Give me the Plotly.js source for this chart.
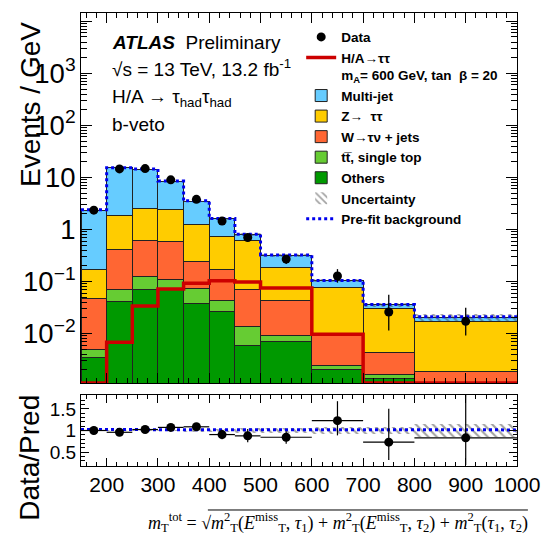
<!DOCTYPE html>
<html><head><meta charset="utf-8">
<script src="https://cdn.plot.ly/plotly-3.0.1.min.js"></script>
<style>html,body{margin:0;padding:0;background:#fff}</style>
</head><body>
<div id="chart" style="width:547px;height:540px"></div>
<script>
// ---- data (Events / GeV), bins in GeV ----
const binEdges = [150,200,250,300,350,400,450,500,600,700,800,1000];
const others   = [0.0035,0.041,0.069,0.069,0.038,0.027,0.0059,0.0072,0.0020,0.0014,0];
const ttbar    = [0.0014,0.030,0.057,0.039,0.036,0.016,0.0079,0.0018,0.0004,0.0002,0];
const wjets    = [0.042,0.35,0.48,0.48,0.166,0.127,0.055,0.035,0.0069,0.0028,0.0019];
const ztautau  = [0.123,1.40,1.97,1.84,1.01,0.56,0.54,0.146,0.067,0.0256,0.0151];
const multijet = [2.18,13.4,11.9,5.97,2.25,0.87,0.19,0.13,0.028,0.0056,0.0037];
const signal   = [0,0.0068,0.034,0.072,0.093,0.104,0.098,0.075,0.0097,0,0];
const prefit   = [2.4,15.3,14.6,8.5,3.55,1.62,0.81,0.325,0.105,0.036,0.021];
const dataVals = [2.35,14.6,14.8,9.0,3.8,1.45,0.70,0.27,0.128,0.026,0.0172];
const dataErrUp = [0.2,0.55,0.55,0.42,0.28,0.17,0.12,0.052,0.045,0.030,0.014];
const dataErrDn = [0.2,0.55,0.55,0.42,0.28,0.17,0.12,0.052,0.033,0.0145,0.008];
const ratioErrUp = [0.09,0.04,0.04,0.05,0.08,0.11,0.16,0.14,0.45,0.77,1.0];
const ratioErrDn = [0.09,0.04,0.04,0.05,0.08,0.11,0.15,0.15,0.34,0.41,0.63];
const relUnc   = [0.02,0.02,0.02,0.02,0.03,0.04,0.05,0.06,0.08,0.09,0.15];

const yRange = [-2.95, 4.16];
const xRange = [150, 1000];
const rRange = [0.18, 1.82];
const yMin = Math.pow(10, yRange[0]);

const centers = binEdges.slice(0,-1).map((e,i)=>(e+binEdges[i+1])/2);
const widths  = binEdges.slice(0,-1).map((e,i)=>binEdges[i+1]-e);
const halfW   = widths.map(w=>w/2);
const total   = centers.map((_,i)=>others[i]+ttbar[i]+wjets[i]+ztautau[i]+multijet[i]);
const ratio   = dataVals.map((d,i)=>d/total[i]);
const prefitRatio = prefit.map((p,i)=>p/total[i]);

function step(vals){
  const xs=[], ys=[];
  vals.forEach((v,i)=>{ xs.push(binEdges[i], binEdges[i+1]); ys.push(v,v); });
  return {xs, ys};
}
function stackBar(name, vals, color, rank){
  return {type:'bar', x:centers, y:vals, width:widths, name:name, legendrank:rank,
    marker:{color:color, line:{color:'#222', width:1}}, xaxis:'x', yaxis:'y', hoverinfo:'skip'};
}
const hatch = {shape:'\\', fgcolor:'#444', size:6, solidity:0.35, fillmode:'overlay'};

const sigStep = step(signal.map(v=> v>0 ? v : yMin));
const preStep = step(prefit);
const preRStep = step(prefitRatio);

const traces = [
  stackBar('Others', others, '#009900', 7),
  stackBar('tt\u0305, single top', ttbar, '#66CC33', 6),
  stackBar('W\u2192\u03C4\u03BD + jets', wjets, '#FF6633', 5),
  stackBar('Z\u2192  \u03C4\u03C4', ztautau, '#FFCC00', 4),
  stackBar('Multi-jet', multijet, '#66CCFF', 3),
  {type:'bar', x:centers, y:total.map((t,i)=>2*t*relUnc[i]), base:total.map((t,i)=>t*(1-relUnc[i])),
   width:widths, name:'Uncertainty', legendrank:8, xaxis:'x', yaxis:'y', hoverinfo:'skip',
   marker:{color:'rgba(0,0,0,0)', line:{width:0}, pattern:hatch}},
  {type:'scatter', mode:'lines', x:sigStep.xs, y:sigStep.ys, name:'H/A\u2192\u03C4\u03C4<br>m<sub>A</sub>= 600 GeV, tan  \u03B2 = 20', legendrank:2,
   line:{color:'#CC0000', width:3.5}, xaxis:'x', yaxis:'y', hoverinfo:'skip'},
  {type:'scatter', mode:'lines', x:preStep.xs, y:preStep.ys, name:'Pre-fit background', legendrank:9,
   line:{color:'#0000EE', width:3, dash:'dot'}, xaxis:'x', yaxis:'y', hoverinfo:'skip'},
  {type:'scatter', mode:'markers', x:centers, y:dataVals, name:'Data', legendrank:1,
   marker:{color:'black', size:9},
   error_y:{type:'data', symmetric:false, array:dataErrUp, arrayminus:dataErrDn, color:'black', thickness:1.3, width:0},
   xaxis:'x', yaxis:'y', hoverinfo:'skip'},
  // ratio panel
  {type:'bar', x:centers, y:relUnc.map(u=>2*u), base:relUnc.map(u=>1-u), width:widths, showlegend:false,
   xaxis:'x2', yaxis:'y2', hoverinfo:'skip',
   marker:{color:'rgba(0,0,0,0)', line:{width:0}, pattern:hatch}},
  {type:'scatter', mode:'lines', x:preRStep.xs, y:preRStep.ys, showlegend:false,
   line:{color:'#0000EE', width:3, dash:'dot'}, xaxis:'x2', yaxis:'y2', hoverinfo:'skip'},
  {type:'scatter', mode:'markers', x:centers, y:ratio, showlegend:false,
   marker:{color:'black', size:9},
   error_x:{type:'data', array:halfW, color:'black', thickness:1.2, width:0},
   error_y:{type:'data', symmetric:false, array:ratioErrUp, arrayminus:ratioErrDn, color:'black', thickness:1.2, width:0},
   xaxis:'x2', yaxis:'y2', hoverinfo:'skip'}
];

const axCommon = {showline:true, linecolor:'black', linewidth:1, mirror:'ticks', ticks:'inside',
  tickcolor:'black', tickwidth:1, showgrid:false, zeroline:false, layer:'above traces'};

const layout = {
  width:547, height:540,
  margin:{l:81, r:30, t:13, b:74, pad:0},
  paper_bgcolor:'white', plot_bgcolor:'white',
  barmode:'stack', bargap:0,
  font:{family:'Liberation Sans, Arial, sans-serif', color:'black', size:21},
  showlegend:true,
  legend:{x:0.505, y:0.981, xanchor:'left', yanchor:'top', bgcolor:'rgba(0,0,0,0)',
    font:{size:13.5, weight:'bold'}, valign:'top', itemwidth:30, traceorder:'normal'},
  xaxis:Object.assign({}, axCommon, {domain:[0,1], anchor:'y', range:xRange, showticklabels:false,
    tickmode:'linear', tick0:0, dtick:100, ticklen:10,
    minor:{ticks:'inside', ticklen:5, dtick:20, tick0:0, tickcolor:'black', tickwidth:1}}),
  yaxis:Object.assign({}, axCommon, {domain:[0.1832,1], anchor:'x', type:'log', range:yRange,
    tickmode:'linear', tick0:0, dtick:1, exponentformat:'power', labelalias:{'10<sup>4</sup>':''},
    ticklen:11, tickfont:{size:22},
    minor:{ticks:'inside', ticklen:6, dtick:'D1', tickcolor:'black', tickwidth:1}}),
  xaxis2:Object.assign({}, axCommon, {domain:[0,1], anchor:'y2', range:xRange, matches:'x',
    tickmode:'linear', tick0:0, dtick:100, ticklen:8, tickfont:{size:21},
    minor:{ticks:'inside', ticklen:4, dtick:20, tick0:0, tickcolor:'black', tickwidth:1}}),
  yaxis2:Object.assign({}, axCommon, {domain:[0,0.1567], anchor:'x2', range:rRange,
    tickmode:'linear', tick0:0, dtick:0.5, ticklen:8, tickfont:{size:19},
    minor:{ticks:'inside', ticklen:4, dtick:0.1, tick0:0, tickcolor:'black', tickwidth:1}}),
  shapes:[
    // radical overline of the x-axis formula
    {type:'line', xref:'paper', yref:'paper', x0:0.291, x1:1.025, y0:-0.0971, y1:-0.0971,
     line:{color:'black', width:1}}
  ],
  annotations:[
    {xref:'paper', yref:'paper', x:0.0665, y:0.934, xanchor:'left', yanchor:'middle', showarrow:false,
     text:'<b><i>ATLAS</i></b>&nbsp; Preliminary', font:{size:19}},
    {xref:'paper', yref:'paper', x:0.0665, y:0.878, xanchor:'left', yanchor:'middle', showarrow:false,
     text:'\u221As = 13 TeV, 13.2 fb<sup>-1</sup>', font:{size:19}},
    {xref:'paper', yref:'paper', x:0.0665, y:0.812, xanchor:'left', yanchor:'middle', showarrow:false,
     text:'H/A \u2192 \u03C4<sub>had</sub>\u03C4<sub>had</sub>', font:{size:19}},
    {xref:'paper', yref:'paper', x:0.0665, y:0.753, xanchor:'left', yanchor:'middle', showarrow:false,
     text:'b-veto', font:{size:19}},
    {xref:'paper', yref:'paper', x:-0.117, y:0.799, xanchor:'center', yanchor:'middle', showarrow:false,
     textangle:-90, text:'Events / GeV', font:{size:28}},
    {xref:'paper', yref:'paper', x:-0.117, y:0.018, xanchor:'center', yanchor:'middle', showarrow:false,
     textangle:-90, text:'Data/Pred', font:{size:28}},
    {xref:'paper', yref:'paper', x:1.03, y:-0.124, xanchor:'right', yanchor:'middle', showarrow:false,
     font:{family:'Liberation Serif, Times New Roman, serif', size:18},
     text:'<i>m</i><sub>T</sub><sup>tot</sup> = \u221A<i>m</i><sup>2</sup><sub>T</sub>(<i>E</i><sup>miss</sup><sub>T</sub>, <i>\u03C4</i><sub>1</sub>) + <i>m</i><sup>2</sup><sub>T</sub>(<i>E</i><sup>miss</sup><sub>T</sub>, <i>\u03C4</i><sub>2</sub>) + <i>m</i><sup>2</sup><sub>T</sub>(<i>\u03C4</i><sub>1</sub>, <i>\u03C4</i><sub>2</sub>)'}
  ]
};

Plotly.newPlot('chart', traces, layout, {staticPlot:true, displayModeBar:false});
</script>
</body></html>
******
→ What you are asked to do: Give again, word for word, every line from the top of the data above to the line holding "const yMin = Math.pow(10, yRange[0]);", inclusive, with the pictures left out.

→ Solved problem:
Give me the Plotly.js source for this chart.
<!DOCTYPE html>
<html><head><meta charset="utf-8">
<script src="https://cdn.plot.ly/plotly-3.0.1.min.js"></script>
<style>html,body{margin:0;padding:0;background:#fff}</style>
</head><body>
<div id="chart" style="width:547px;height:540px"></div>
<script>
// ---- data (Events / GeV), bins in GeV ----
const binEdges = [150,200,250,300,350,400,450,500,600,700,800,1000];
const others   = [0.0035,0.041,0.069,0.069,0.038,0.027,0.0059,0.0072,0.0020,0.0014,0];
const ttbar    = [0.0014,0.030,0.057,0.039,0.036,0.016,0.0079,0.0018,0.0004,0.0002,0];
const wjets    = [0.042,0.35,0.48,0.48,0.166,0.127,0.055,0.035,0.0069,0.0028,0.0019];
const ztautau  = [0.123,1.40,1.97,1.84,1.01,0.56,0.54,0.146,0.067,0.0256,0.0151];
const multijet = [2.18,13.4,11.9,5.97,2.25,0.87,0.19,0.13,0.028,0.0056,0.0037];
const signal   = [0,0.0068,0.034,0.072,0.093,0.104,0.098,0.075,0.0097,0,0];
const prefit   = [2.4,15.3,14.6,8.5,3.55,1.62,0.81,0.325,0.105,0.036,0.021];
const dataVals = [2.35,14.6,14.8,9.0,3.8,1.45,0.70,0.27,0.128,0.026,0.0172];
const dataErrUp = [0.2,0.55,0.55,0.42,0.28,0.17,0.12,0.052,0.045,0.030,0.014];
const dataErrDn = [0.2,0.55,0.55,0.42,0.28,0.17,0.12,0.052,0.033,0.0145,0.008];
const ratioErrUp = [0.09,0.04,0.04,0.05,0.08,0.11,0.16,0.14,0.45,0.77,1.0];
const ratioErrDn = [0.09,0.04,0.04,0.05,0.08,0.11,0.15,0.15,0.34,0.41,0.63];
const relUnc   = [0.02,0.02,0.02,0.02,0.03,0.04,0.05,0.06,0.08,0.09,0.15];

const yRange = [-2.95, 4.16];
const xRange = [150, 1000];
const rRange = [0.18, 1.82];
const yMin = Math.pow(10, yRange[0]);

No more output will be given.